08-14-2008 01:43 PM
08-15-2008 05:04 PM - edited 08-15-2008 05:05 PM
Hello Jane,
From what you've detailed here it sounds like the change detection clock that you're exporting and importing on RTSI2 is either generating the 2 pulses fast enough that the counter input can't register both pulses or it is only sending a single pulse. If you have an oscilloscope available I would recommend exporting this clock to a PFI line so that you can scope the trigger to see if both pulses are being generated or if only a single pulse is being generated.
Also, rather than using the first counter to generate a 20 MHz clock you can just specify the 20MHz time base and the source for your count events task and achieve the same result (a 20 MHz count) with a single counter. Let me know what you find and then we can work on a solution for this issue.

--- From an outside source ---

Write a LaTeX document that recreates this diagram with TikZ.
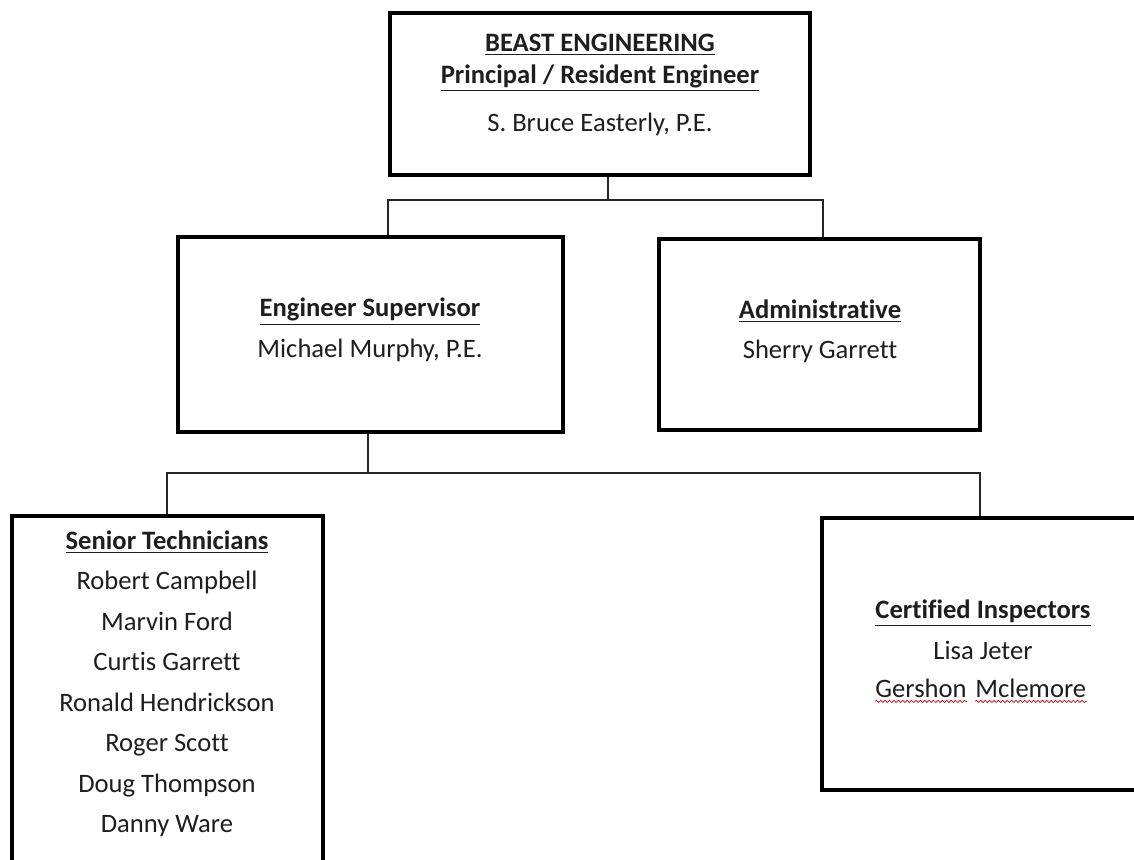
\documentclass[tikz,border=0pt]{standalone}
\usepackage{fontspec}
\setmainfont[Ligatures={NoCommon,NoRare}]{Carlito}
\usetikzlibrary{decorations.pathmorphing}
\definecolor{ink}{HTML}{1E1E1E}
\begin{document}
\begin{tikzpicture}[x=0.5pt,y=-0.5pt,
  box/.style={draw=black, line width=2pt, rectangle, inner sep=0pt},
  conn/.style={draw=black!85, line width=0.7pt},
  txt/.style={align=center, text=ink, font=\fontsize{13.3}{20.25}\selectfont},
  wave/.style={draw=red!85!black, line width=0.35pt, decorate, decoration={snake, amplitude=0.55pt, segment length=2.2pt}}]
\clip (0,0) rectangle (1134,859);
% boxes
\node[box, minimum width=210pt, minimum height=81pt] (top) at (600,94) {};
\node[box, minimum width=192.5pt, minimum height=97.5pt] (eng) at (370.5,334.5) {};
\node[box, minimum width=160.5pt, minimum height=95.5pt] (admin) at (819.5,334.5) {};
\node[box, minimum width=155.5pt, minimum height=192pt] (senior) at (167.5,708) {};
\node[box, minimum width=179pt, minimum height=136pt] (cert) at (1001,654) {};
% texts
\node[txt, font=\fontsize{13.3}{16}\selectfont] (toptxt) at (600,85)
  {\underline{\textbf{BEAST ENGINEERING}}\\\underline{\textbf{Principal / Resident Engineer}}\\[8pt]S. Bruce Easterly, P.E.};
\node[txt] (engtxt) at (370,330) {\underline{\textbf{Engineer Supervisor}}\\Michael Murphy, P.E.};
\node[txt] (admintxt) at (820,331.5) {\underline{\textbf{Administrative}}\\Sherry Garrett};
\node[txt] (seniortxt) at (167,684) {\underline{\textbf{Senior Technicians}}\\Robert Campbell\\Marvin Ford\\Curtis Garrett\\Ronald Hendrickson\\Roger Scott\\Doug Thompson\\Danny Ware};
\node[txt] (certtxt) at (983,629.5) {\underline{\textbf{Certified Inspectors}}\\Lisa Jeter};
\node[txt, inner sep=0pt, anchor=base east] (gw1) at (967,697) {Gershon};
\node[txt, inner sep=0pt, anchor=base west] (gw2) at (975,697) {Mclemore};
\draw[wave] ([yshift=-2.2pt]gw1.base west) -- ([yshift=-2.2pt]gw1.base east);
\draw[wave] ([yshift=-2.2pt]gw2.base west) -- ([yshift=-2.2pt]gw2.base east);
% connectors
\coordinate (j1) at (608,200);
\coordinate (a1) at (388,200);
\coordinate (b1) at (823,200);
\draw[conn] (top.south -| j1) -- (j1);
\draw[conn] (eng.north -| a1) -- (a1) -- (b1) -- (admin.north -| b1);
\coordinate (j2) at (368,473);
\coordinate (c2) at (167,473);
\coordinate (d2) at (980,473);
\draw[conn] (eng.south -| j2) -- (j2);
\draw[conn] (senior.north -| c2) -- (c2) -- (d2) -- (cert.north -| d2);
\end{tikzpicture}
\end{document}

If this is a hardware limitation it may be difficult to determine exactly what order and when each change happens since all events are registered without regard for the specific line, but we'll see what we can do. If you don't have an oscilloscope available let me know--I should be able to try this out sometime Monday.
Cheers,
08-17-2008 01:54 PM
Hello Brooks,
I exported the change detection clock to a PFI line and looked at it on a scope. I can only see one pulse, and it is about 150 nano seconds wide. (It looks the same as a signal that is created when I put a square wave into only 1 of the DI lines.) The M series user manual says that the DAQ devices synchronize each DI input signal to the 80 MHz sample clock and sends it to the change detectors. At 80 MHz, that is only 12.5 nanoseconds per clock cycle. Maybe there were sometimes 2 pulses but they
overlapped. I don't really know how the change detection sorts out the signals. I mean, how does it actually process the
changes when the data are 9,0,9,0,9,0, etc, as in my example above?
For my purposes, it would not matter if it stored simultaneous changes of 2 DI lines as a single 32 bit word or as separate events that had slightly different time stamps. That is , if the time stamps are even a few microseconds apart that would be
good enough. But I need to have a timestamp for each change that is reported, otherwise the data can't be used at all.
If there were a way of detecting changes by using a slower clock than the 80 MHz timebase, that might resolve this for me.